Save for pediatric T2D, the prevalence of all types of diabetes was higher in fast food swamps (P < 0.001). Areas identified as having the greatest proportion of fast food restaurants also reported 1.55 times greater adult T1D prevalence, 2.52 times greater adult T2D prevalence, and 2.03 times greater T1D prevalence compared to areas without any fast food.

Though a univariate analysis showed that pediatric T2D prevalence was 2.91 times greater in the highest-proportion food swamps, the multivariable approach provided to all other diabetes populations showed that this rate was not statistically significant.

There was no found association between retail food store swamps on local diabetes prevalence.

The disparity of fast food swamps significantly affecting pediatric patients with T1D but not those with T2D came as a surprise to author David C. Lee, MD, MS, of the New York University School of Medicine. He told MD Magazine that the perceived distinct line between the 2 conditions has always been diet.

“This association with fast food diets makes us call into question with what’s going on in the development of these diseases,” Lee said.

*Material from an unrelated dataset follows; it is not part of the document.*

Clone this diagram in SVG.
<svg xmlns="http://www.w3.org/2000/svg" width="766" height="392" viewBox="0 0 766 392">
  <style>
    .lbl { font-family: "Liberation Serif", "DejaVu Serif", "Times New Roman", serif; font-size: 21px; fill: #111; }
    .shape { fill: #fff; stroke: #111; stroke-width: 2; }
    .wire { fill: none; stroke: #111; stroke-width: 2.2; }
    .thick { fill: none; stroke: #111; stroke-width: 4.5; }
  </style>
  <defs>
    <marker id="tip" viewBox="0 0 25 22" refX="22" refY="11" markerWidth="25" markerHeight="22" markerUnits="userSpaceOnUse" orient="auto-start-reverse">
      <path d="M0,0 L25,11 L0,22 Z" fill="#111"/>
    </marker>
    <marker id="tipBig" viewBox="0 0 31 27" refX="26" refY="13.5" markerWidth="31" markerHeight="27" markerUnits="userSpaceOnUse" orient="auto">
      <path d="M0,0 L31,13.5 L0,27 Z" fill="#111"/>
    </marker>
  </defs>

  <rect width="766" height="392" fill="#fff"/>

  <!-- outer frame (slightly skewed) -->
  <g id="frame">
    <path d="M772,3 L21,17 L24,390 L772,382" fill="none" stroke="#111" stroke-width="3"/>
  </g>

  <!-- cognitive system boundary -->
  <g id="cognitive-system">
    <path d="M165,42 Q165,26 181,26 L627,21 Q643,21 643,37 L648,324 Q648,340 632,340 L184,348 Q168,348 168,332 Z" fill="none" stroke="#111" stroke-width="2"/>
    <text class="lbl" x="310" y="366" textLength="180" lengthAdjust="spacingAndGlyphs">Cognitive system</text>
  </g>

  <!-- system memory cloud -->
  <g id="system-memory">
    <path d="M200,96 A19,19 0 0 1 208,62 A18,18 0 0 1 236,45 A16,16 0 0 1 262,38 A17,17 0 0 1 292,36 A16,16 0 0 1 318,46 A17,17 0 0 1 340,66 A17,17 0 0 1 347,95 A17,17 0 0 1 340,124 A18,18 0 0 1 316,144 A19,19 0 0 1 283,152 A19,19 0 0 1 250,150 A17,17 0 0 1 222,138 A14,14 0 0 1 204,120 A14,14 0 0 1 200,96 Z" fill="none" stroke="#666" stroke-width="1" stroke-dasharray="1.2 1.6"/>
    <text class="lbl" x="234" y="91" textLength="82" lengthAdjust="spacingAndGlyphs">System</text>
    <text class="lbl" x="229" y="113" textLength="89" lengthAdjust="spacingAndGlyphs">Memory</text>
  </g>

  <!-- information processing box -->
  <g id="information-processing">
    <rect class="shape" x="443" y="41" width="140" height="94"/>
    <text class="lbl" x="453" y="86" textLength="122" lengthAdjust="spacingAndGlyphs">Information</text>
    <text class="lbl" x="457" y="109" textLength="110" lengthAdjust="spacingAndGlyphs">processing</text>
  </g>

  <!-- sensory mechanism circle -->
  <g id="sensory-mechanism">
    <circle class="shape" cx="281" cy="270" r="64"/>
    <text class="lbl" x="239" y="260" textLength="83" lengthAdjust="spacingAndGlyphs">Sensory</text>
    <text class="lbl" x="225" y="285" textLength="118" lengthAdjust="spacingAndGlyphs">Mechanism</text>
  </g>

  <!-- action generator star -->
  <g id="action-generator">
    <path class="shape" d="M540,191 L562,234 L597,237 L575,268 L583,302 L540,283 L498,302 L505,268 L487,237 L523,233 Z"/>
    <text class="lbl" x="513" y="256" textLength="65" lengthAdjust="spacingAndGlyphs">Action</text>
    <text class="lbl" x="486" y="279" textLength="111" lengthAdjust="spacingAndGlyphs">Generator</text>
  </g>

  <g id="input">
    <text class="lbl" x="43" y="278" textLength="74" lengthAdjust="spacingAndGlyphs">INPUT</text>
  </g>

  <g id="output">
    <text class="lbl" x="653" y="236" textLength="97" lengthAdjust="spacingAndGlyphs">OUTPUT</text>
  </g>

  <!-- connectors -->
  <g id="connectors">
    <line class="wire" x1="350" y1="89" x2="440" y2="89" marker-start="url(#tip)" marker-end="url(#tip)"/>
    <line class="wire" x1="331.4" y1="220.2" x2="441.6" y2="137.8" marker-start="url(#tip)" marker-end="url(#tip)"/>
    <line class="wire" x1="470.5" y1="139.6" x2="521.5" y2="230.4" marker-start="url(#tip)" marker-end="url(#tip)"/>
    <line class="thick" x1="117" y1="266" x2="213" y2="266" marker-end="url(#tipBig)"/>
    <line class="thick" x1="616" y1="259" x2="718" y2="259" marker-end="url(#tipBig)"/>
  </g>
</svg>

The findings lead researchers to believe that certain environmental factors may be contributing more to T1D than previously thought.

“There is some emerging literature which suggests that pregnant women in adverse food environments may have a higher likelihood of gestational diabetes, which some believe may affect health outcomes in their offspring,” researchers wrote. “Given the high prevalence of obesity among children with type 1 diabetes, the association we identified between the food environment and type 1 diabetes merits further research.”

The only association of T2D and a measured factor identified by researchers was a higher prevalence of the condition among black children. Even more consideration must be given as to the what influencers of the far more common T2D are.

“Overall, our results may suggest that the physical food environment may not play as strong a role in characterizing the risk of type 2 diabetes among children, and that other factors such as genetics, health behaviors, environmental exposures, or family influences may play more important roles,” researchers wrote.

Such analysis is very preliminary, as Lee noted that T2D has always been the much easier disease to track through population analyses and surveys, while T1D requires a significantly larger population. As diabetes prevalence has skyrocketed in the US in past years, he called the basics distinctions set between T1D and T2D an oversimplification of the problem.

“Some more critical thinking should improve how we view what’s been an epidemic,” Lee said.